As chairman of the Zikist Movement in Jos, I was drafted as Dr. Nnamdi Azikiwe (Zik)’s aide-de-camp (ADC) because we didn’t trust the White Man to look after him. That was a turning point. It was then that we said the time had come for us to have a frontal attack with the British. Then we had Saad Zungur from the North and Kola Balogun as the secretary. The first series of lectures – inflammatory lectures – were to begin in 1948. Of course, in all, we were not abusing anybody. We were just telling the British to go; that we were ripe enough to look after ourselves. Of course, they called that sedition and those who published those articles were also held. They were very serious with us, as they vowed to deal with us squarely.

 
Colonial masters on the offensive
The first series of lectures with the theme ‘A call for revolution’ were delivered in Lagos at Ebute Metta by Osita Agwuna. They then descended on us in 1950 and put us into jail; I think about 56 young people. They so arranged it that the arrests were made simultaneously throughout the country, so that you had no time tell your colleagues what was going on.

 

The following day, we were all in court. Some had six months, some had nine months, depending on the Magistrate that handled your case, though they were all British Magistrates. I served my term in Jos for six months for possessing seditious documents. We refused to plead. We agreed that anytime we were held and they asked us of our plea – guilty or not guilty – we should not talk. We kept mute. In my case, the Magistrate was an ex-military man. When I refused to respond or make any plea, he said: “It was mute of malice” and sentenced me six months.

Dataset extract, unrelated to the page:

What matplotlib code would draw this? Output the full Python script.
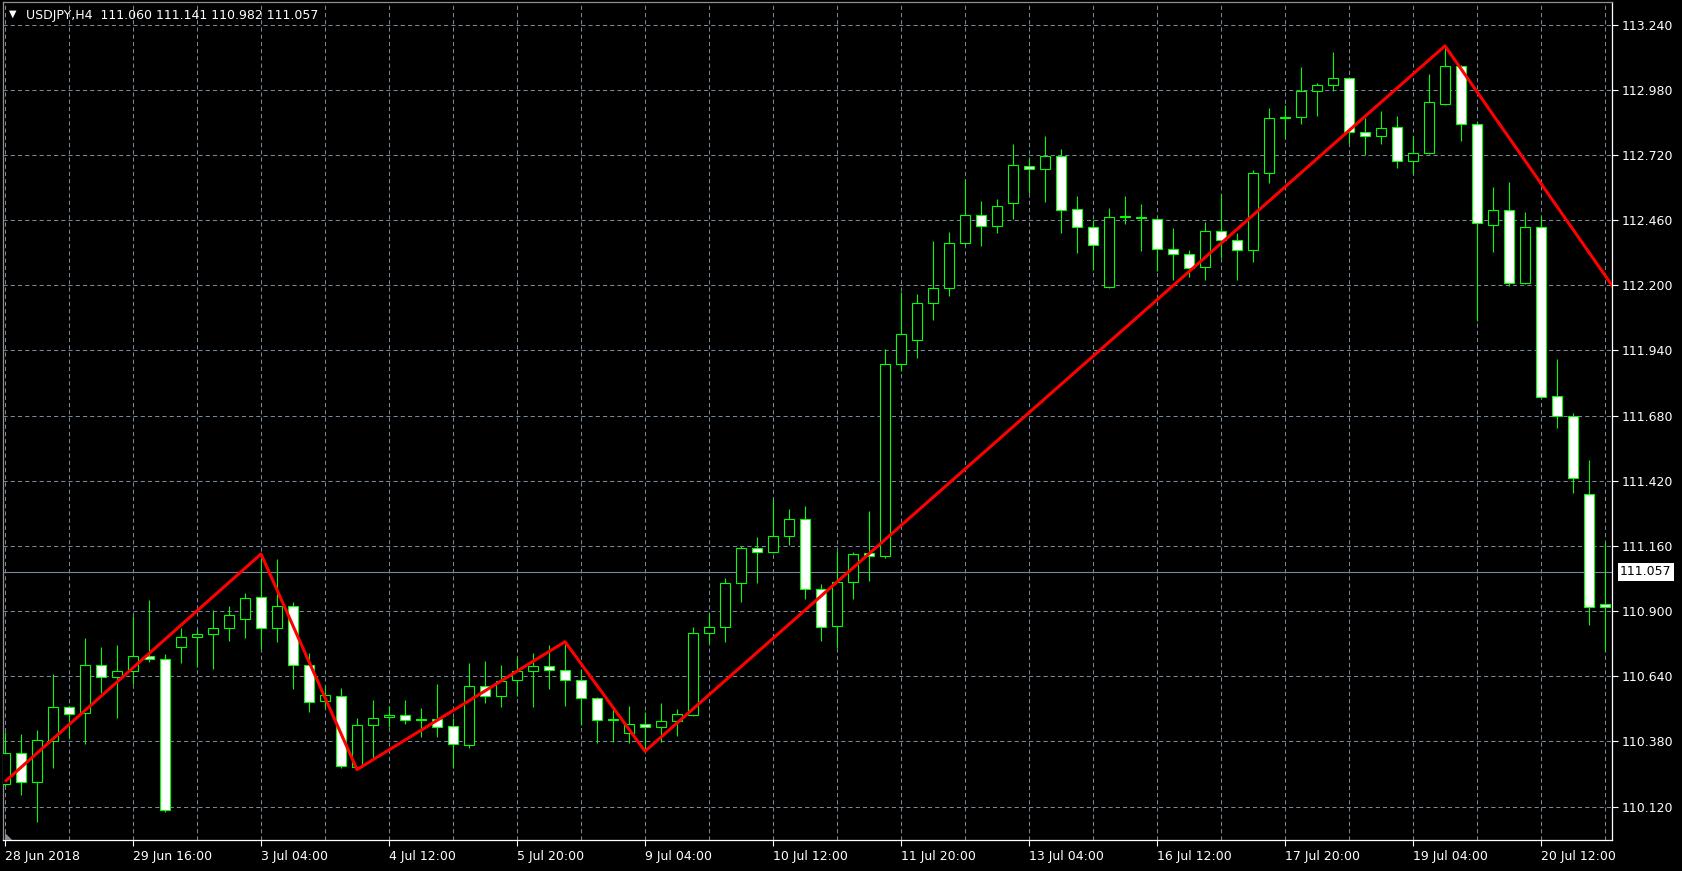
import numpy as np
import matplotlib.pyplot as plt
from matplotlib.patches import Polygon
from matplotlib.transforms import blended_transform_factory

plt.rcParams['lines.scale_dashes'] = False

# USDJPY H4 candles
opens = [110.209, 110.333, 110.217, 110.381, 110.516, 110.493, 110.684, 110.636, 110.660, 110.720,
         110.708, 110.758, 110.796, 110.808, 110.832, 110.867, 110.955, 110.832, 110.919, 110.684,
         110.540, 110.560, 110.280, 110.445, 110.477, 110.485, 110.467, 110.469, 110.441, 110.365,
         110.600, 110.560, 110.624, 110.660, 110.680, 110.664, 110.624, 110.552, 110.467, 110.413,
         110.449, 110.437, 110.461, 110.485, 110.814, 110.836, 111.011, 111.151, 111.135, 111.199,
         111.266, 110.987, 110.840, 111.015, 111.131, 111.119, 111.885, 111.980, 112.128, 112.188,
         112.367, 112.479, 112.435, 112.527, 112.677, 112.662, 112.714, 112.503, 112.431, 112.192,
         112.471, 112.469, 112.463, 112.343, 112.323, 112.271, 112.415, 112.379, 112.339, 112.646,
         112.868, 112.870, 112.974, 112.997, 113.025, 112.810, 112.794, 112.830, 112.694, 112.726,
         112.923, 113.074, 112.845, 112.442, 112.502, 112.208, 112.434, 111.759, 111.677, 111.368,
         110.928]
highs = [110.418, 110.410, 110.425, 110.648, 110.520, 110.792, 110.757, 110.765, 110.881, 110.944,
         110.729, 110.834, 110.830, 110.905, 110.920, 110.971, 111.128, 111.107, 110.936, 110.732,
         110.601, 110.592, 110.473, 110.546, 110.522, 110.546, 110.514, 110.610, 110.473, 110.693,
         110.700, 110.684, 110.716, 110.733, 110.765, 110.778, 110.668, 110.556, 110.508, 110.520,
         110.497, 110.532, 110.508, 110.838, 110.894, 111.032, 111.160, 111.195, 111.347, 111.306,
         111.319, 111.007, 111.139, 111.135, 111.299, 111.944, 112.172, 112.164, 112.376, 112.411,
         112.623, 112.535, 112.543, 112.762, 112.706, 112.795, 112.743, 112.555, 112.459, 112.508,
         112.556, 112.524, 112.465, 112.428, 112.339, 112.452, 112.564, 112.410, 112.658, 112.906,
         112.919, 113.070, 113.005, 113.129, 113.030, 112.866, 112.894, 112.874, 112.794, 113.043,
         113.155, 113.080, 112.850, 112.590, 112.611, 112.492, 112.475, 111.906, 111.692, 111.502,
         111.177]
lows = [110.202, 110.167, 110.060, 110.276, 110.393, 110.371, 110.572, 110.473, 110.608, 110.698,
        110.100, 110.692, 110.678, 110.668, 110.782, 110.794, 110.748, 110.778, 110.591, 110.496,
        110.512, 110.273, 110.268, 110.313, 110.439, 110.449, 110.399, 110.399, 110.273, 110.355,
        110.532, 110.519, 110.560, 110.516, 110.588, 110.520, 110.445, 110.373, 110.377, 110.373,
        110.341, 110.377, 110.401, 110.481, 110.772, 110.778, 110.938, 111.013, 111.130, 111.165,
        110.947, 110.782, 110.752, 110.947, 111.020, 111.113, 111.859, 111.909, 112.060, 112.158,
        112.360, 112.358, 112.407, 112.463, 112.567, 112.533, 112.410, 112.330, 112.260, 112.190,
        112.445, 112.338, 112.258, 112.222, 112.234, 112.222, 112.307, 112.222, 112.291, 112.609,
        112.786, 112.842, 112.874, 112.974, 112.766, 112.718, 112.762, 112.666, 112.642, 112.722,
        112.920, 112.776, 112.056, 112.334, 112.197, 112.205, 111.749, 111.631, 111.372, 110.844,
        110.741]
closes = [110.333, 110.217, 110.385, 110.516, 110.489, 110.684, 110.636, 110.660, 110.720, 110.708,
          110.107, 110.796, 110.808, 110.832, 110.883, 110.951, 110.832, 110.919, 110.684, 110.536,
          110.564, 110.281, 110.445, 110.473, 110.485, 110.465, 110.467, 110.437, 110.369, 110.600,
          110.560, 110.620, 110.660, 110.681, 110.664, 110.624, 110.552, 110.465, 110.467, 110.449,
          110.437, 110.461, 110.489, 110.812, 110.836, 111.011, 111.151, 111.135, 111.199, 111.266,
          110.987, 110.836, 111.015, 111.127, 111.119, 111.885, 112.004, 112.128, 112.188, 112.367,
          112.479, 112.435, 112.515, 112.678, 112.664, 112.714, 112.499, 112.431, 112.359, 112.471,
          112.471, 112.467, 112.343, 112.323, 112.267, 112.415, 112.379, 112.339, 112.646, 112.866,
          112.866, 112.974, 112.997, 113.025, 112.810, 112.794, 112.826, 112.694, 112.726, 112.930,
          113.074, 112.845, 112.447, 112.502, 112.208, 112.434, 111.755, 111.677, 111.433, 110.917,
          110.918]

# ZigZag vertices (bar index, price)
zz_idx = [0, 16, 22, 35, 40, 90, 101]
zz_price = [110.220, 111.128, 110.268, 110.778, 110.341, 113.155, 112.148]

bid = 111.057
title = "USDJPY,H4  111.060 111.141 110.982 111.057"
date_labels = ["28 Jun 2018", "29 Jun 16:00", "3 Jul 04:00", "4 Jul 12:00", "5 Jul 20:00",
               "9 Jul 04:00", "10 Jul 12:00", "11 Jul 20:00", "13 Jul 04:00", "16 Jul 12:00",
               "17 Jul 20:00", "19 Jul 04:00", "20 Jul 12:00"]
price_ticks = np.linspace(110.12, 113.24, 13)

o = np.array(opens)
h = np.array(highs)
l = np.array(lows)
c = np.array(closes)
x = np.arange(len(o))

green = '#00ff00'
grid_col = '#778899'

fig = plt.figure(figsize=(16.82, 8.71), dpi=100, facecolor='black')
ax = fig.add_axes([0.0015, 0.0356, 0.9569, 0.9621])
ax.set_facecolor('black')

# grid
ax.set_xticks(np.arange(0, len(x), 8))
ax.set_xticks(np.arange(0, len(x), 4), minor=True)
ax.set_yticks(price_ticks)
ax.grid(True, which='both', axis='x', color=grid_col, lw=0.75, linestyle=(0, (3, 2.2)), zorder=0)
ax.grid(True, which='major', axis='y', color=grid_col, lw=0.75, linestyle=(0, (3, 2.2)), zorder=0)
ax.set_axisbelow(True)

# bid line
ax.axhline(bid, color=grid_col, lw=0.8, zorder=1)

# candles
ax.vlines(x, l, h, colors=green, lw=0.8, zorder=3)
bottoms = np.minimum(o, c)
heights = np.maximum(np.abs(c - o), 0.004)
fills = np.where(c > o, 'black', 'white')
ax.bar(x, heights, width=0.6, bottom=bottoms, color=fills, edgecolor=green,
       linewidth=0.8, zorder=4)

# zigzag
ax.plot(zz_idx, zz_price, color='#ff0000', lw=2.2, zorder=5, solid_capstyle='butt')

ax.set_xlim(-0.156, 100.44)
ax.set_ylim(109.987, 113.330)

ax.set_xticklabels(date_labels, ha='left')
ax.set_yticklabels([f"{v:.3f}" for v in price_ticks])
ax.yaxis.tick_right()
ax.tick_params(axis='x', which='major', colors='white', length=4, width=0.8, pad=3, labelsize=9)
ax.tick_params(axis='x', which='minor', length=0)
ax.tick_params(axis='y', colors='white', length=4, width=0.8, pad=3, labelsize=9)
for side in ['bottom', 'right']:
    ax.spines[side].set_color('white')
for side in ['top', 'left']:
    ax.spines[side].set_color('#909090')
for sp in ax.spines.values():
    sp.set_linewidth(0.9)

# bid price box on the scale
tr = blended_transform_factory(ax.transAxes, ax.transData)
ax.text(1.005, bid, f"{bid:.3f}", transform=tr, ha='left', va='center', fontsize=9,
        color='black', bbox=dict(facecolor='white', edgecolor='none', boxstyle='square,pad=0.2'),
        clip_on=False, zorder=6)

# header
fig.text(13 / 1682, 1 - 14 / 871, '\u25bc', color='white', fontsize=7, ha='center', va='center')
fig.text(26 / 1682, 1 - 15.5 / 871, title, color='white', fontsize=9, ha='left', va='center')

# chart shift marker in the corner
ax.add_patch(Polygon([[0.0015, 0.0], [0.0060, 0.0], [0.0015, 0.0085]], closed=True,
                     transform=ax.transAxes, facecolor='#8a9099', edgecolor='none', zorder=6))

fig.savefig('out.png', dpi=100, facecolor='black')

But we went into the detention happily because the whole country was behind us.

 

If you behaved well in prison then, you had some days off. For the six months, I only served about four.

 

We did not accept violence as an instrument of our struggle. We thought it was a matter of the will – their will and our own will. But ultimately they had the law behind their own will. That, I think, was the crux of the struggle.

 

 

The intrigues, the betrayals
But then, our parent political party, the NCNC led by Zik, denied us. It was then that Zik made his famous statement: “He who fights and runs away lives to fight another day”. We were disappointed. Nduka Eze, Kola Balogun and other colleagues in the struggle felt very bad. In fact, Prof. Ikenna Nzimiro never forgave Zik. But I did. When I came out, my papers were in tatters. I had to find something to do and Zik appointed me the Northern Regional Representative of the Pilot Newspapers with M.C.K Ajuluchukwu as the Editor.

 
The struggle gathers momentum
That was how we ignited, sustained the fire and set the path on the struggle for Independence. It was then the colonial masters knew that we were serious. Obafemi Awolowo came later to form the AG from the Egbe Omo Oduduwa. The Igbo State Union was also very strong. In fact, it was a government itself as far as we were concerned with N.C. Obi, an Nnewi trader, as the president-general. Any pronouncement from them was the rule throughout the country. Any day they declared as Igbo Day, there would be no market in Kano, Lagos and throughout the whole country. They were so powerful that even in the North, they set up a secondary school – something that was unheard of, in the heart of a Muslim region and one of us was the first principal.

 

After we served our various sentences, some of our colleagues like Herbert Macaulay and Tony Enahoro had two sentences because they were accused of committing something else in Lagos. I think Enahoro served for nine months again. After that, it was clear that a political system has come into the organisation in Nigeria. We had the AG, which metamorphosed from the youth movement. H.O. Davies was in charge of the group.

 
Zik succeeded Macaulay
The NCNC decided to have a country-wide tour to sensitise people. Macaulay was to lead the tour as president-general. Zik was the secretary-general. They went to two or three areas in the West before going to the North. Unfortunately, it was somewhere in the West that Macaulay died. After the funeral where Zik made his flowery speech “Beyond the Grave”, he took over as president-general. When he got to the North, we took him round.

 

It will be good to let you know that the statement from NCNC leadership, that we were a pack of irresponsible people, fired many of us. Everybody wanted to make a success of his life. Many went abroad to read Law. I stayed back to run my newspaper until it became a daily newspaper. At last, we had to prove NCNC leadership wrong that we were not just a pack of irresponsible people, but people who wanted the best for our country and were ready to defend it. We were focused in our struggle because all of us excelled in our different professions, thereby proving them wrong.

 

Some other things happened in-between. In 1960, we had Independence and in 1963 we became a republic.

 
Nigeria after Independence
The purpose for our independence was lost and then buried when the army took over. It was army coup that was the issue. Those who planned it could not carry it out; those who inherited it then put us in this mess that we are today. They had no clue on what to do. We then decided to, sort of, disengage. The people that took over had no idea about nation-building.  After that, everybody went into his own shell. Nobody seems to be happy with what is going on in Nigeria.